Hi I am currently planning to run PHP and MySql to store large amounts of personal data.
I am doing tests on my local machine, with a database with these fields
id age sex postcode mortgage married prop_val employed car_own head_house children
I currently have 2025150 rows in my database to execute a query to return all these rows takes 17.76 seconds
In the final app there will be 30million plus records and many more fields. I would expect people pulling results of around 10000 to 150000, with up to 20 simultaneous conections. Ideally I would like this as an ajax style app where the results are filtered on the fly altering the count.
Does anyone have any suggestions to maximise the speed.
I have already considered having the post code limiter on a separate page non ajax to limit the results.

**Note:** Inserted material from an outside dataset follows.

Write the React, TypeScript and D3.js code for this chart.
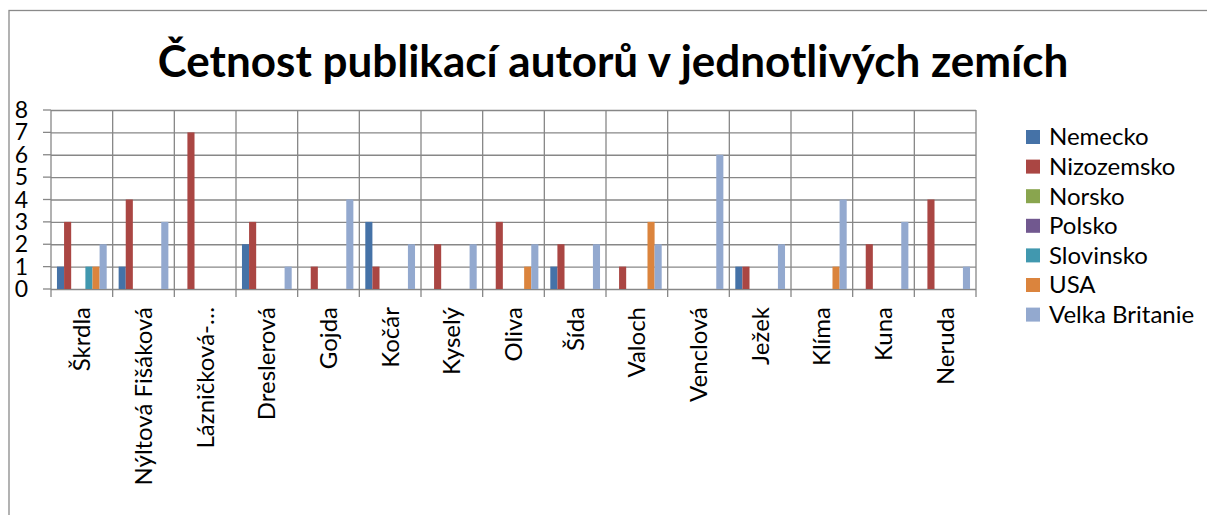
import * as d3 from "d3";
import React from "react";

const authors = [
  "Škrdla",
  "Nýltová Fišáková",
  "Lázničková-…",
  "Dreslerová",
  "Gojda",
  "Kočár",
  "Kyselý",
  "Oliva",
  "Šída",
  "Valoch",
  "Venclová",
  "Ježek",
  "Klíma",
  "Kuna",
  "Neruda",
];

const countries = ["Nemecko", "Nizozemsko", "Norsko", "Polsko", "Slovinsko", "USA", "Velka Britanie"];

// one array per country, in the order of the authors
const nemecko = [1, 1, 0, 2, 0, 3, 0, 0, 1, 0, 0, 1, 0, 0, 0];
const nizozemsko = [3, 4, 7, 3, 1, 1, 2, 3, 2, 1, 0, 1, 0, 2, 4];
const norsko = [0, 0, 0, 0, 0, 0, 0, 0, 0, 0, 0, 0, 0, 0, 0];
const polsko = [0, 0, 0, 0, 0, 0, 0, 0, 0, 0, 0, 0, 0, 0, 0];
const slovinsko = [1, 0, 0, 0, 0, 0, 0, 0, 0, 0, 0, 0, 0, 0, 0];
const usa = [1, 0, 0, 0, 0, 0, 0, 1, 0, 3, 0, 0, 1, 0, 0];
const velkaBritanie = [2, 3, 0, 1, 4, 2, 2, 2, 2, 2, 6, 2, 4, 3, 1];

const yTicks = [0, 1, 2, 3, 4, 5, 6, 7, 8];

const colours = ["#4572A7", "#AA4643", "#89A54E", "#71588F", "#4198AF", "#DB843D", "#93A9CF"];

const title = "Četnost publikací autorů v jednotlivých zemích";

export default function App() {
  const ref = React.useRef<SVGSVGElement>(null);

  React.useEffect(() => {
    const W = 1207;
    const H = 515;
    const margin = { left: 51, right: 231, top: 110, bottom: 226 };
    const width = W - margin.left - margin.right;
    const height = H - margin.top - margin.bottom;
    const font = "Lato, 'Open Sans', sans-serif";
    const gridColour = "#878787";

    const series = [nemecko, nizozemsko, norsko, polsko, slovinsko, usa, velkaBritanie];

    const root = d3.select(ref.current);
    root.selectAll("*").remove();

    // outer frame of the chart (right and bottom edges fall outside the page)
    root
      .append("rect")
      .attr("x", 9)
      .attr("y", 10.5)
      .attr("width", 1400)
      .attr("height", 800)
      .attr("fill", "white")
      .attr("stroke", "#8a8a8a")
      .attr("stroke-width", 1.3);

    root
      .append("text")
      .attr("x", 613)
      .attr("y", 77)
      .attr("text-anchor", "middle")
      .style("font-family", font)
      .style("font-weight", "bold")
      .style("font-size", "44px")
      .attr("fill", "#000")
      .text(title);

    const svg = root.append("g").attr("transform", `translate(${margin.left}, ${margin.top})`);

    const x0 = d3.scaleBand<string>().domain(authors).range([0, width]).padding(0);
    const x1 = d3
      .scaleBand<number>()
      .domain(d3.range(countries.length))
      .range([0, x0.bandwidth()])
      .paddingInner(0)
      .paddingOuter(0.84);
    const y = d3.scaleLinear().domain([0, 8]).range([height, 0]);

    // horizontal gridlines
    svg
      .append("g")
      .call(
        d3
          .axisLeft(y)
          .tickValues(yTicks)
          .tickSize(-width)
          .tickSizeOuter(0)
          .tickFormat(() => "")
      )
      .call((g) => g.select(".domain").remove())
      .call((g) => g.selectAll("line").attr("stroke", gridColour).attr("stroke-width", 1.3));

    // small ticks left of the value axis
    svg
      .append("g")
      .selectAll("line")
      .data(yTicks)
      .join("line")
      .attr("x1", -8)
      .attr("x2", 0)
      .attr("y1", (d) => y(d))
      .attr("y2", (d) => y(d))
      .attr("stroke", gridColour)
      .attr("stroke-width", 1.3);

    svg
      .append("g")
      .selectAll("text")
      .data(yTicks)
      .join("text")
      .attr("x", -23)
      .attr("y", (d) => y(d))
      .attr("dy", "0.35em")
      .attr("text-anchor", "end")
      .style("font-family", font)
      .style("font-size", "23px")
      .text((d) => d);

    // vertical gridlines at category boundaries, with ticks below the axis
    const bounds = d3.range(authors.length + 1).map((i) => i * x0.step());
    svg
      .append("g")
      .selectAll("line")
      .data(bounds)
      .join("line")
      .attr("x1", (d) => d)
      .attr("x2", (d) => d)
      .attr("y1", 0)
      .attr("y2", height + 8)
      .attr("stroke", gridColour)
      .attr("stroke-width", 1.3);

    // bars
    countries.forEach((c, ci) => {
      svg
        .append("g")
        .selectAll("rect")
        .data(series[ci].map((v, i) => ({ a: authors[i], v })))
        .join("rect")
        .attr("x", (d) => (x0(d.a) ?? 0) + (x1(ci) ?? 0))
        .attr("width", x1.bandwidth())
        .attr("y", (d) => y(d.v))
        .attr("height", (d) => height - y(d.v))
        .attr("fill", colours[ci]);
    });

    // category labels, rotated
    svg
      .append("g")
      .selectAll("text")
      .data(authors)
      .join("text")
      .attr(
        "transform",
        (d) => `translate(${(x0(d) ?? 0) + x0.bandwidth() / 2}, ${height + 18}) rotate(-90)`
      )
      .attr("dy", "0.35em")
      .attr("text-anchor", "end")
      .style("font-family", font)
      .style("font-size", "24px")
      .text((d) => d);

    // legend
    const legend = root.append("g").attr("transform", "translate(1026, 137)");
    const item = legend
      .selectAll("g")
      .data(countries)
      .join("g")
      .attr("transform", (d, i) => `translate(0, ${i * 29.6})`);
    item
      .append("rect")
      .attr("x", 0)
      .attr("y", -7)
      .attr("width", 14)
      .attr("height", 14)
      .attr("fill", (d, i) => colours[i]);
    item
      .append("text")
      .attr("x", 23)
      .attr("dy", "0.35em")
      .style("font-family", font)
      .style("font-size", "24px")
      .text((d) => d);
  }, []);

  return (
    <>
      <style>{"body{margin:0}"}</style>
      <svg ref={ref} width={1207} height={515} style={{ display: "block" }} />
    </>
  );
}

Yes ha ha this morning I thought of that, realised I only need to select id, I now gat 2208226 in 7.69 seconds. Instead of 18 seconds. I had always been told to only select the fields you need but in most applications the time saving is minimal in this it is clear to see a huge performance boost.
Slightly off-topic, but I wonder which is more performant, SELECT * or SELECT fields when you actually do need all the fields in the table…
I guess what I’m pondering is whether or not there is any overhead incurred by the RDBMS when asked to pluck out the fields rather than just getting 'em all.
R927 the reason for returning all the ids is that I really only want a count of the data, as the idea is your create a count of your required data, limiting on various data types like age, sex, etc, etc. You then pay for your list and you will receive a link to download the data.
All I am doing is refining the search to determine the final count of data.
ScallioXTX this is my test database, I have noticed there is no index, I thought I setup an index on id with auto increment obviously not.
CREATE TABLE IF NOT EXISTS data ( id int(10) NOT NULL, age int(3) NOT NULL, sex int(1) NOT NULL, postcode varchar(25) NOT NULL, mortgage int(10) NOT NULL, married int(1) NOT NULL, prop_val int(10) NOT NULL, employed int(1) NOT NULL, car_own int(1) NOT NULL, head_house int(1) NOT NULL, children int(2) NOT NULL
) ENGINE=MyISAM DEFAULT CHARSET=latin1;
Can you tell me more about Shards?
I also think that it is PHP slowing the process down, as on php my admin the query is always a small amount but the page refresh is very slow.
This is how bad habits learned when working with tiny data sets (SELECT *, returning a long result set and counting in PHP, not designing indexes, using bad data types, returning too many rows, etc.) come back to bite you.
None of that stuff makes a difference with 100 rows, but needs to be paid attention to now.
Using EXPLAIN to ensure your queries use indexes, and caching where appropriate will probably give you the biggest performance gains.
@AnthonySterling - it’s my understanding (never tested it) that even when you do need to select all fields it is faster to specify them all in the query.